◆ **EXERCISE REQUIREMENTS**
Begin with the first line of the material and write out each line exactly, ending with the line that contains "from bokeh.resources import INLINE". Pictures are not part of the copy.

◆ **RECORDS TO PROCESS**
-- begin --

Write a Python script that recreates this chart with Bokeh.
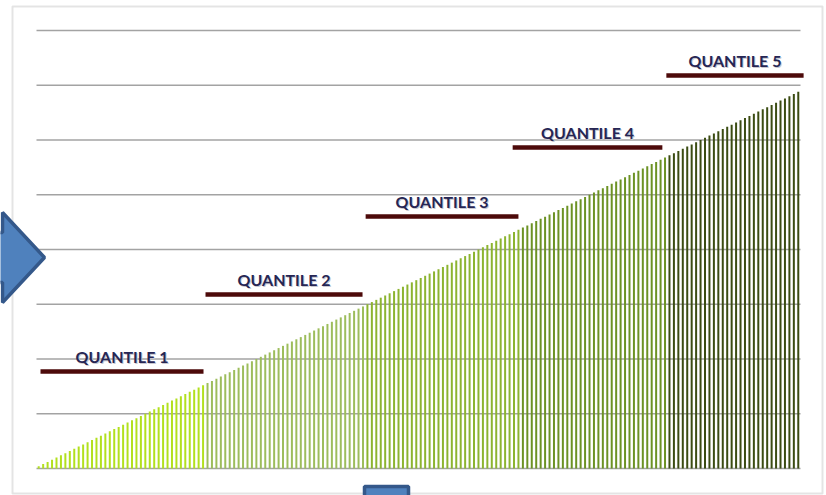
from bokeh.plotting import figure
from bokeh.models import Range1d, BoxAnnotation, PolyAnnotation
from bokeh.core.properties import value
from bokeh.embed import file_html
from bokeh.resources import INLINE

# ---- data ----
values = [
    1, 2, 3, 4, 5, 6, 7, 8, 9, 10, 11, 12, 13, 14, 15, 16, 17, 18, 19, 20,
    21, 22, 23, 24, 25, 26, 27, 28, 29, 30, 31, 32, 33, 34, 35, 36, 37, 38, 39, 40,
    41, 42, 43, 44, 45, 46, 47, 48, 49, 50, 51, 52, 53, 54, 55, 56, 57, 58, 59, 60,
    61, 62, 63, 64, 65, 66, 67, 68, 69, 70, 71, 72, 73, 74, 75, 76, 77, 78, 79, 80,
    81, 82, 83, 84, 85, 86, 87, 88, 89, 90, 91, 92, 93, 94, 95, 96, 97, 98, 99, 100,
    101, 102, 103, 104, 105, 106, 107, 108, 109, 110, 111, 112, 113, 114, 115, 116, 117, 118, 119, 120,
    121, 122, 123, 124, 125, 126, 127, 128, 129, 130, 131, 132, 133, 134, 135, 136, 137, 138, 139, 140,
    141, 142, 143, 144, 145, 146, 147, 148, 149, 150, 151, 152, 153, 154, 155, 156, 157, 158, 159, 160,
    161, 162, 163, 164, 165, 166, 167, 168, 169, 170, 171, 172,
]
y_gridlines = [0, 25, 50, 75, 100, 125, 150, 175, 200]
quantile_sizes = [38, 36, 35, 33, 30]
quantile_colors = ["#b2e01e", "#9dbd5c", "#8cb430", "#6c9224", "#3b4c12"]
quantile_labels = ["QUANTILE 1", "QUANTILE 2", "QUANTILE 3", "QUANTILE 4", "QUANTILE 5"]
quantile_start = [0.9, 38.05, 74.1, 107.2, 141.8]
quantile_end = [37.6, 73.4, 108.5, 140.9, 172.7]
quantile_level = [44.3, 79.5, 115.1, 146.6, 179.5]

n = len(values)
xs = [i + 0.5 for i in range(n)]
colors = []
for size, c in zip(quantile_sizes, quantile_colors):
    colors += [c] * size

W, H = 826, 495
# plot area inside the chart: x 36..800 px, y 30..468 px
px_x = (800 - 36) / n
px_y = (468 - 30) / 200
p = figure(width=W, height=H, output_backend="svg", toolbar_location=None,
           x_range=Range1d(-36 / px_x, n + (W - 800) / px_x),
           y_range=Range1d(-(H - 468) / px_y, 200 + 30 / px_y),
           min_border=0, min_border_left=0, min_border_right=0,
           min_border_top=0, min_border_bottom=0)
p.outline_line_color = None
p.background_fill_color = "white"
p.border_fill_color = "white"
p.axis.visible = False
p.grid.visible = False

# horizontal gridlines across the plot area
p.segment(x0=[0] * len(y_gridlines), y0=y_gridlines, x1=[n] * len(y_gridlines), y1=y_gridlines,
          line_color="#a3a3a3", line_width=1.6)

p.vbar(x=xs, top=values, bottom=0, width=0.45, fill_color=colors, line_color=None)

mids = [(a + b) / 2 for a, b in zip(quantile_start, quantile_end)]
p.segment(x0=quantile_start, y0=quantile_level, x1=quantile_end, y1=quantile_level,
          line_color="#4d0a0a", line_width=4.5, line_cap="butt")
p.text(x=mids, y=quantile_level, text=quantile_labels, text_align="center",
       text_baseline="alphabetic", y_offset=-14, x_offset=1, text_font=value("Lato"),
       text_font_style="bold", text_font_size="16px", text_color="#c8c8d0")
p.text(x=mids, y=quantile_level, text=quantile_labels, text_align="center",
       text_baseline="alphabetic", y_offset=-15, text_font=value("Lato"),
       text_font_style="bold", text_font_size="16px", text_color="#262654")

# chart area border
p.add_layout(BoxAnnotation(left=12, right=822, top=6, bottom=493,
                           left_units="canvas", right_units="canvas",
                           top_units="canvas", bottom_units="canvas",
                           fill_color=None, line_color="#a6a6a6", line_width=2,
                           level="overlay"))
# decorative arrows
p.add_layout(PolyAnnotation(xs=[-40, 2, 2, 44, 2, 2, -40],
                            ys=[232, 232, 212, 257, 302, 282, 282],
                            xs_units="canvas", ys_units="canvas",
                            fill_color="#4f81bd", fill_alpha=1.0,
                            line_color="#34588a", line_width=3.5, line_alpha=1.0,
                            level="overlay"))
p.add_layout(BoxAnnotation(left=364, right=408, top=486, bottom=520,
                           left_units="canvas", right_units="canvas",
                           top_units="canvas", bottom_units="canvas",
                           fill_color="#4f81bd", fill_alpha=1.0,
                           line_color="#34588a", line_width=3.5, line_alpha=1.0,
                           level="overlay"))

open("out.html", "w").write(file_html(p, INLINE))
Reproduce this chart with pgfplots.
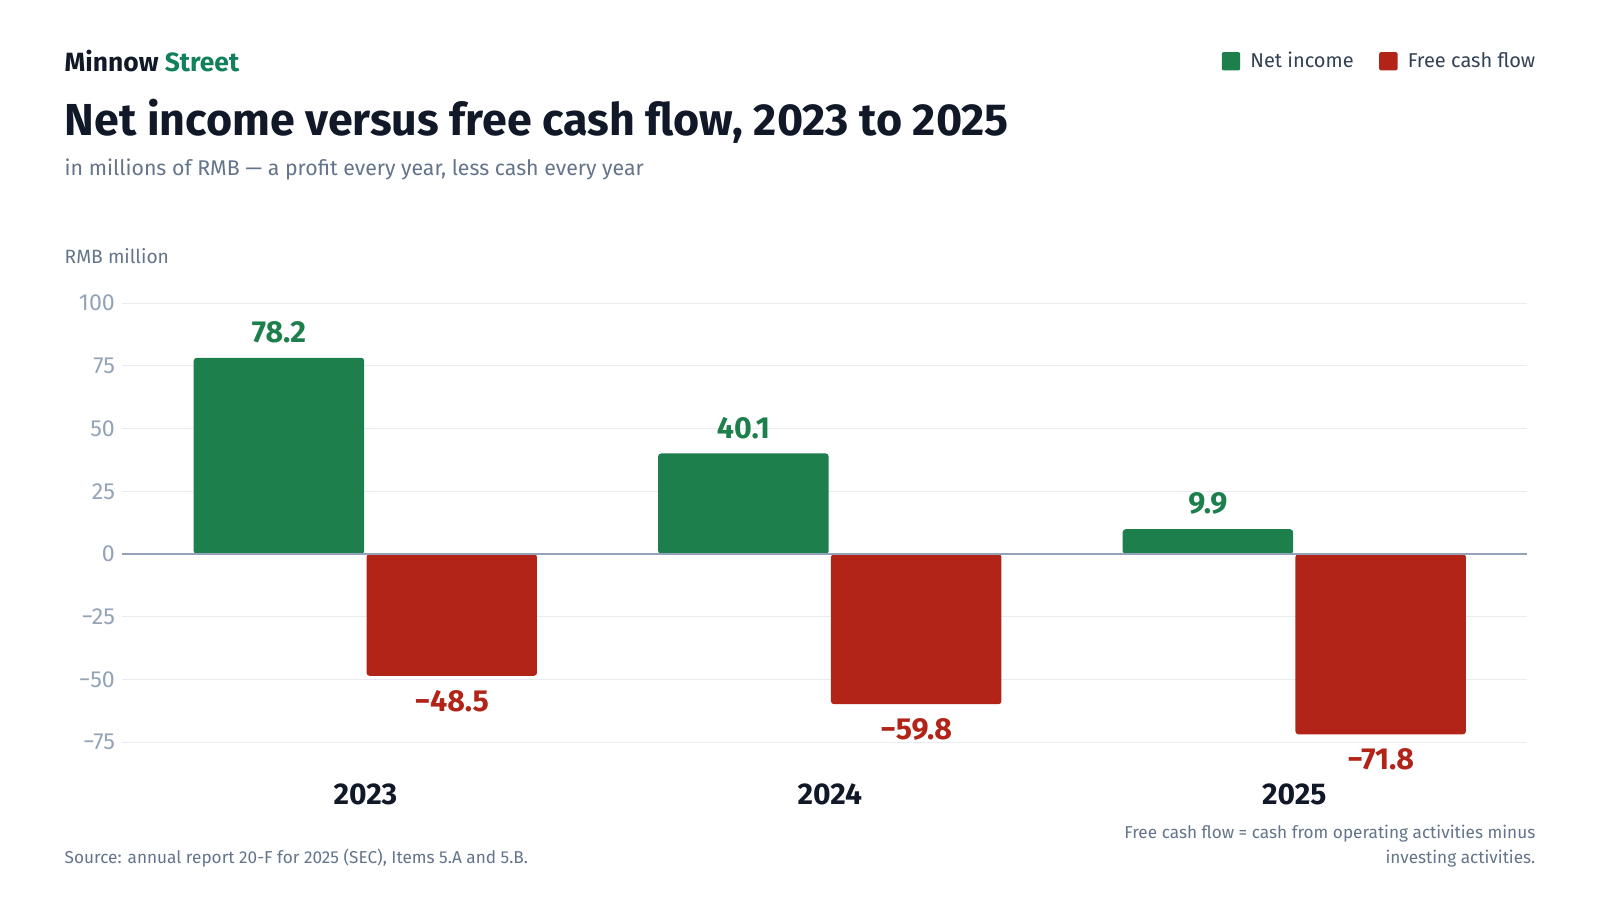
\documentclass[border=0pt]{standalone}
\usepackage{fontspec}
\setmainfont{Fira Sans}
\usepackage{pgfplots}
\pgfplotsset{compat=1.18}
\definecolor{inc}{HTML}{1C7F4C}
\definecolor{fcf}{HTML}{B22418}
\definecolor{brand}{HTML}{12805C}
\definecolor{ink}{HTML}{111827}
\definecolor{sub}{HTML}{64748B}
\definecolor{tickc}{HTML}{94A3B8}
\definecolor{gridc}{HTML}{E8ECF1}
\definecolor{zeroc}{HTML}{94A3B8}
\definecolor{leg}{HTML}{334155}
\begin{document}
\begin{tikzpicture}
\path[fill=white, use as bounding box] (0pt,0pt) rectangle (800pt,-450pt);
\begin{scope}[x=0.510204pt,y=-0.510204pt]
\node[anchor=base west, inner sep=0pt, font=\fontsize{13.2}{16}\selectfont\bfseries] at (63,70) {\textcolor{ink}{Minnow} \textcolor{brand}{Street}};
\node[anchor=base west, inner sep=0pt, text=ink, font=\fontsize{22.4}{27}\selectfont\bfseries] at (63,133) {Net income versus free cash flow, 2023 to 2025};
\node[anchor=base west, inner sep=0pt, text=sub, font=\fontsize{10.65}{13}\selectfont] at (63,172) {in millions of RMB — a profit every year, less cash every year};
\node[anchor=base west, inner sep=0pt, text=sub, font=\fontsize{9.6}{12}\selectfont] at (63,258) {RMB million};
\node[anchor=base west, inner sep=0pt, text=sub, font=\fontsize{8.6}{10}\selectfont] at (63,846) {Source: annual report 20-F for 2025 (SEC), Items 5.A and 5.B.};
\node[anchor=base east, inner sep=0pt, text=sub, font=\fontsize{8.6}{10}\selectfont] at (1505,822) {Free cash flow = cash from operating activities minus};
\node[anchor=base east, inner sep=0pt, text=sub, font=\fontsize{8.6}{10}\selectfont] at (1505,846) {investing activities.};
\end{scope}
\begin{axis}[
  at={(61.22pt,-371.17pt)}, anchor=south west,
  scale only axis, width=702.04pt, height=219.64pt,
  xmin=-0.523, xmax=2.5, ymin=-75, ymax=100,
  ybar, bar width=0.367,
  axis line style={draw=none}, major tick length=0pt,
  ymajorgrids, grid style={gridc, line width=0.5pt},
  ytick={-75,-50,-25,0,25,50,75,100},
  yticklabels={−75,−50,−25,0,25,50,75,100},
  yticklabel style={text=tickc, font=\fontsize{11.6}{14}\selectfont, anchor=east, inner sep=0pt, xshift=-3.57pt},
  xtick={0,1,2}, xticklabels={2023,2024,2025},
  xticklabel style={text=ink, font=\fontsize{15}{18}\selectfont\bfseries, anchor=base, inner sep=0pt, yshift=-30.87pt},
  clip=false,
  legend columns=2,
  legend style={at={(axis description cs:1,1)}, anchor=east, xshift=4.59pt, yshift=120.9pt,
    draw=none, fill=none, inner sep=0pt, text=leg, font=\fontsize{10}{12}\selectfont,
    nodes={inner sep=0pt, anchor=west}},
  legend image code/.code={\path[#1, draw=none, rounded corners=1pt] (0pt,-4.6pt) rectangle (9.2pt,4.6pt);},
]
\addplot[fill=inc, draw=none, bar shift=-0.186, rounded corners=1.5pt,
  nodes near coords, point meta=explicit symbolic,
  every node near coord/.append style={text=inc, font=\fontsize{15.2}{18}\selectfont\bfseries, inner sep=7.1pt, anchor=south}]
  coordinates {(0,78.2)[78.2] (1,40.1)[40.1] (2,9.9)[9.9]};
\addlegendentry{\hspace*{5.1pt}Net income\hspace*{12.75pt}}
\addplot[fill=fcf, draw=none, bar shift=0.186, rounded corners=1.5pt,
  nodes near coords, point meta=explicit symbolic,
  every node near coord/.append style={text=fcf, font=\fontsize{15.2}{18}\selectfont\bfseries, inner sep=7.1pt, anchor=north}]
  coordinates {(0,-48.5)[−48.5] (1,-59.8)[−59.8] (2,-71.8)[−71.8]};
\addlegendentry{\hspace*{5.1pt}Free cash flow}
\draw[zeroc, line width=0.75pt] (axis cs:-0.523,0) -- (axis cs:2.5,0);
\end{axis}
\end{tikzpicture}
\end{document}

-- end --

◆ **TASK OUTPUT**
Write a Python script that recreates this chart with Bokeh.
from bokeh.plotting import figure
from bokeh.models import Range1d, BoxAnnotation, PolyAnnotation
from bokeh.core.properties import value
from bokeh.embed import file_html
from bokeh.resources import INLINE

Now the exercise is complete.